=== SHORT PROBLEM ===
Every line in the listing below from the one with "Convert this chart to matplotlib code." through the one with "ax2.yaxis.set_minor_locator(MultipleLocator(0.2))" is to be reproduced exactly, both ends included; leave out the rest.
* begin DATA TO USE *
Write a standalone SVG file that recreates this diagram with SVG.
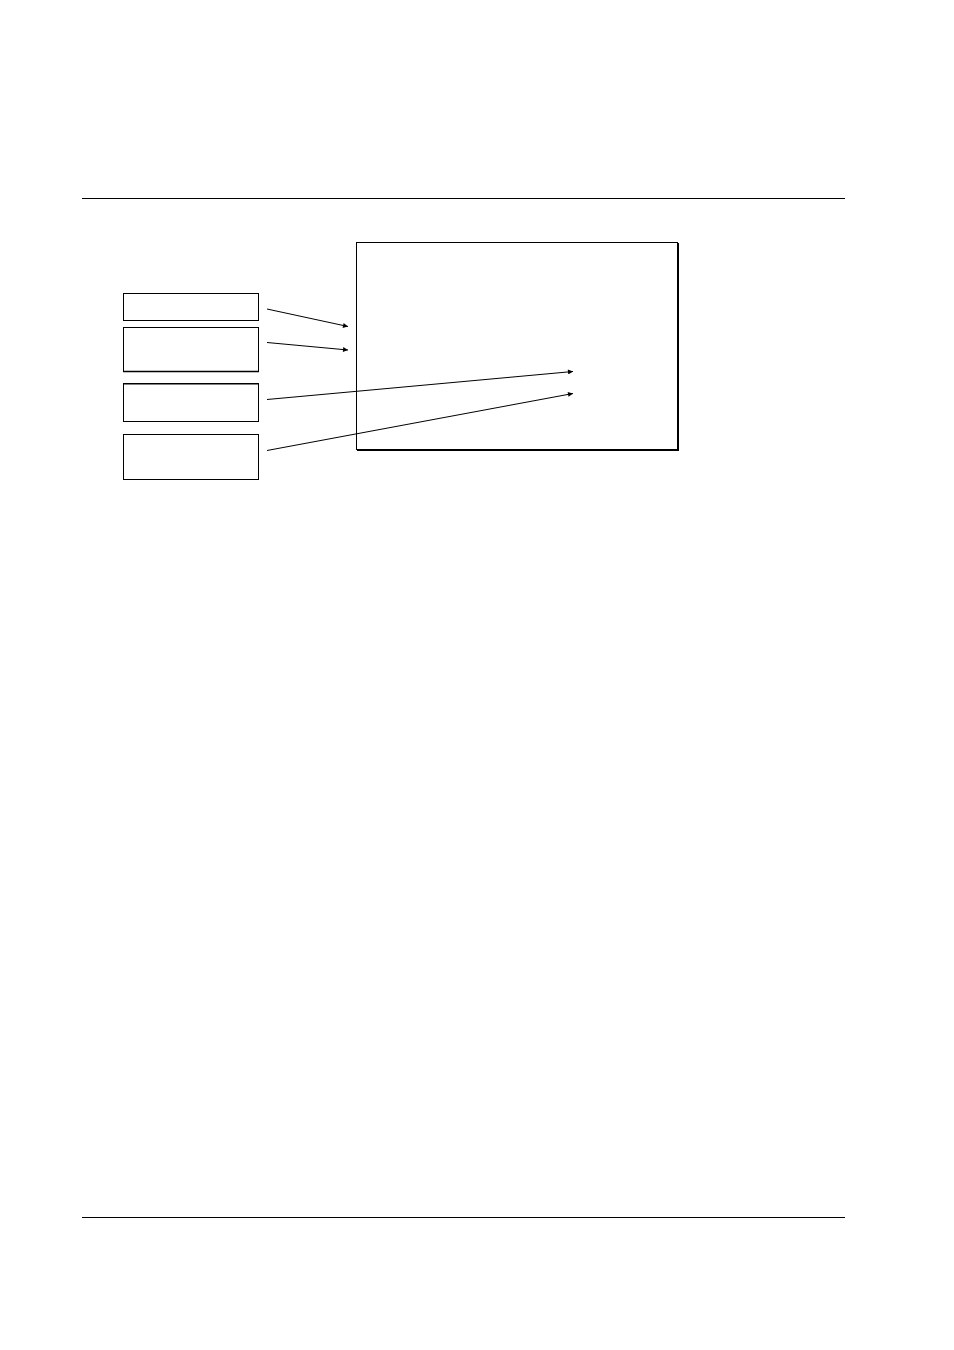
* end DATA TO USE *
* begin DATA TO USE *
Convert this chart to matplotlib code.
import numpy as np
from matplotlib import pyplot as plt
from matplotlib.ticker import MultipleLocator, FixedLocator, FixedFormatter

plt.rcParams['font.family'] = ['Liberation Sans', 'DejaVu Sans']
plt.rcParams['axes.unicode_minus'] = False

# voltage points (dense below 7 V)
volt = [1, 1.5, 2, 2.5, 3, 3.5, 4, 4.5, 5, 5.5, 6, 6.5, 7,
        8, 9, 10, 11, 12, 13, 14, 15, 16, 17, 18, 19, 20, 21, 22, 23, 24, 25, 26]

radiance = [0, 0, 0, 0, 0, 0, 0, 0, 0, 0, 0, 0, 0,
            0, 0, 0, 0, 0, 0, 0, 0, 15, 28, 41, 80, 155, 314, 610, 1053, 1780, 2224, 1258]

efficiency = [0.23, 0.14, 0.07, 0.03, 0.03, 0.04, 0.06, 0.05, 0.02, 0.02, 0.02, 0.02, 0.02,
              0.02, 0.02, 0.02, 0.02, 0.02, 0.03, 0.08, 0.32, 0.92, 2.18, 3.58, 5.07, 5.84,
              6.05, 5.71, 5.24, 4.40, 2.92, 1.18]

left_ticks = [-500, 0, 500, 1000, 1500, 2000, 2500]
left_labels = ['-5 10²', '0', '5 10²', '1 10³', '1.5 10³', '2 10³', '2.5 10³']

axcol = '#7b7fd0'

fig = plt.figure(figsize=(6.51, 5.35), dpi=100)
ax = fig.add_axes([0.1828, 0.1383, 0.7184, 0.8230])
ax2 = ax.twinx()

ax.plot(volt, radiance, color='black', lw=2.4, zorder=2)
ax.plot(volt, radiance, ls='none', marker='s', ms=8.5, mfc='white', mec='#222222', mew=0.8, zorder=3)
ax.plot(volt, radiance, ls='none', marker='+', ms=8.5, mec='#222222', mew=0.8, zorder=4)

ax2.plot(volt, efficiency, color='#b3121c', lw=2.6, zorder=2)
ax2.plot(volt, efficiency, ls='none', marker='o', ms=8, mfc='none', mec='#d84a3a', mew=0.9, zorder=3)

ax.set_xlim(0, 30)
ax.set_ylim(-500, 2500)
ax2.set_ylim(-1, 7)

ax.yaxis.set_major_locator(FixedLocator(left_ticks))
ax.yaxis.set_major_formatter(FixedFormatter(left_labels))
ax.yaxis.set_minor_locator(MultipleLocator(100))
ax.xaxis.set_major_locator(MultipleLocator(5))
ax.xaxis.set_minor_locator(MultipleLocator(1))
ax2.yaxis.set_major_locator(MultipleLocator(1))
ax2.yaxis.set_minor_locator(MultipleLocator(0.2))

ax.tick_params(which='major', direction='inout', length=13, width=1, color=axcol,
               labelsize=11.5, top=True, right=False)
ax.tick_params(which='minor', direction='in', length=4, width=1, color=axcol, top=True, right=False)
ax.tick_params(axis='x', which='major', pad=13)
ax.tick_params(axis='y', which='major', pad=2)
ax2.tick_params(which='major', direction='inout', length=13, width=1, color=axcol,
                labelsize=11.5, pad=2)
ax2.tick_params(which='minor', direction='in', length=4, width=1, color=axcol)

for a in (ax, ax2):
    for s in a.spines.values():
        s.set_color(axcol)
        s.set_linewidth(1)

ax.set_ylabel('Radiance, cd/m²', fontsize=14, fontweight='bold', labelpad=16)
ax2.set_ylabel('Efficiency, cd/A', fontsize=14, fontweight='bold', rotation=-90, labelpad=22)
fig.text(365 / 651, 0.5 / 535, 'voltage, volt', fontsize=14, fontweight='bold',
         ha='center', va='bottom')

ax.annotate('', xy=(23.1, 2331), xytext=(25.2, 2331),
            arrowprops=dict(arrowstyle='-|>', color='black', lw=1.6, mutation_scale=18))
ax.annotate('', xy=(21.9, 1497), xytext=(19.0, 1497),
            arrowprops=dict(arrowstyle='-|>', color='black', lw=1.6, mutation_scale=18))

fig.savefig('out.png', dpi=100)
* end DATA TO USE *
* begin DATA TO USE *
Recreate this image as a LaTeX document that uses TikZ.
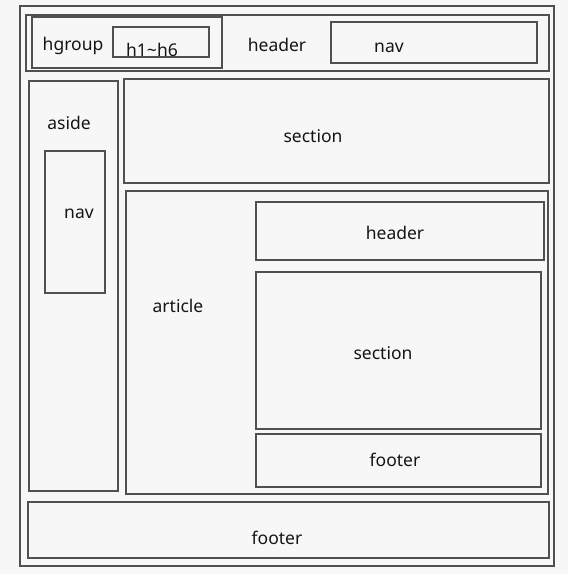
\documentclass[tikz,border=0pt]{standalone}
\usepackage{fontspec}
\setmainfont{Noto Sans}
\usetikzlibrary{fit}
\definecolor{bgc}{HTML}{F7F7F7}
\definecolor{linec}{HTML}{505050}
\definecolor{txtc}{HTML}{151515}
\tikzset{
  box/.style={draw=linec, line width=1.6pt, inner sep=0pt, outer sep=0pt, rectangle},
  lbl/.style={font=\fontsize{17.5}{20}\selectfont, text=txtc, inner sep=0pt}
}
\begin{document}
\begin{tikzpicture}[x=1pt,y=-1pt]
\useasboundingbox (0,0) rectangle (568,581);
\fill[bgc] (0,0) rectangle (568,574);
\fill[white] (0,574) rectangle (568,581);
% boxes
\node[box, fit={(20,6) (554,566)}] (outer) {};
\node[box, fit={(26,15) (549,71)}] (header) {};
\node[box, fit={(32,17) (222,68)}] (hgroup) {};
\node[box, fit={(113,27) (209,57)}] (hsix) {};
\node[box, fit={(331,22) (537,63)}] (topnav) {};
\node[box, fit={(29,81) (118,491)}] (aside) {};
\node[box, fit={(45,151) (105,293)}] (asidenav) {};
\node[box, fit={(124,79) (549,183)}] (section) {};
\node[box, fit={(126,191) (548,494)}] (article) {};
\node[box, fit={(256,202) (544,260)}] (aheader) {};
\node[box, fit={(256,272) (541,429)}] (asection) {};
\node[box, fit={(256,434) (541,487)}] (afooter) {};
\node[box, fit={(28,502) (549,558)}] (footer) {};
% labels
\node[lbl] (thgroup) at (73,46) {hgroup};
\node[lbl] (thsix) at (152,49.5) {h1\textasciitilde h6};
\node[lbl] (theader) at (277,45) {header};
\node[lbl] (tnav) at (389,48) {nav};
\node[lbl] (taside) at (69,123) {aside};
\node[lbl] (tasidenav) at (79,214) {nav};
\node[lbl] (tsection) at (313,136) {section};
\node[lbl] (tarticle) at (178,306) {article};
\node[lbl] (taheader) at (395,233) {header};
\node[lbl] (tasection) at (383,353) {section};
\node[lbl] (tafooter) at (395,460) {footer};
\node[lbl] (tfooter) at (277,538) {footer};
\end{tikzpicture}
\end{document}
* end DATA TO USE *
=== ANSWER FOR THIS EXERCISE ===
Convert this chart to matplotlib code.
import numpy as np
from matplotlib import pyplot as plt
from matplotlib.ticker import MultipleLocator, FixedLocator, FixedFormatter

plt.rcParams['font.family'] = ['Liberation Sans', 'DejaVu Sans']
plt.rcParams['axes.unicode_minus'] = False

# voltage points (dense below 7 V)
volt = [1, 1.5, 2, 2.5, 3, 3.5, 4, 4.5, 5, 5.5, 6, 6.5, 7,
        8, 9, 10, 11, 12, 13, 14, 15, 16, 17, 18, 19, 20, 21, 22, 23, 24, 25, 26]

radiance = [0, 0, 0, 0, 0, 0, 0, 0, 0, 0, 0, 0, 0,
            0, 0, 0, 0, 0, 0, 0, 0, 15, 28, 41, 80, 155, 314, 610, 1053, 1780, 2224, 1258]

efficiency = [0.23, 0.14, 0.07, 0.03, 0.03, 0.04, 0.06, 0.05, 0.02, 0.02, 0.02, 0.02, 0.02,
              0.02, 0.02, 0.02, 0.02, 0.02, 0.03, 0.08, 0.32, 0.92, 2.18, 3.58, 5.07, 5.84,
              6.05, 5.71, 5.24, 4.40, 2.92, 1.18]

left_ticks = [-500, 0, 500, 1000, 1500, 2000, 2500]
left_labels = ['-5 10²', '0', '5 10²', '1 10³', '1.5 10³', '2 10³', '2.5 10³']

axcol = '#7b7fd0'

fig = plt.figure(figsize=(6.51, 5.35), dpi=100)
ax = fig.add_axes([0.1828, 0.1383, 0.7184, 0.8230])
ax2 = ax.twinx()

ax.plot(volt, radiance, color='black', lw=2.4, zorder=2)
ax.plot(volt, radiance, ls='none', marker='s', ms=8.5, mfc='white', mec='#222222', mew=0.8, zorder=3)
ax.plot(volt, radiance, ls='none', marker='+', ms=8.5, mec='#222222', mew=0.8, zorder=4)

ax2.plot(volt, efficiency, color='#b3121c', lw=2.6, zorder=2)
ax2.plot(volt, efficiency, ls='none', marker='o', ms=8, mfc='none', mec='#d84a3a', mew=0.9, zorder=3)

ax.set_xlim(0, 30)
ax.set_ylim(-500, 2500)
ax2.set_ylim(-1, 7)

ax.yaxis.set_major_locator(FixedLocator(left_ticks))
ax.yaxis.set_major_formatter(FixedFormatter(left_labels))
ax.yaxis.set_minor_locator(MultipleLocator(100))
ax.xaxis.set_major_locator(MultipleLocator(5))
ax.xaxis.set_minor_locator(MultipleLocator(1))
ax2.yaxis.set_major_locator(MultipleLocator(1))
ax2.yaxis.set_minor_locator(MultipleLocator(0.2))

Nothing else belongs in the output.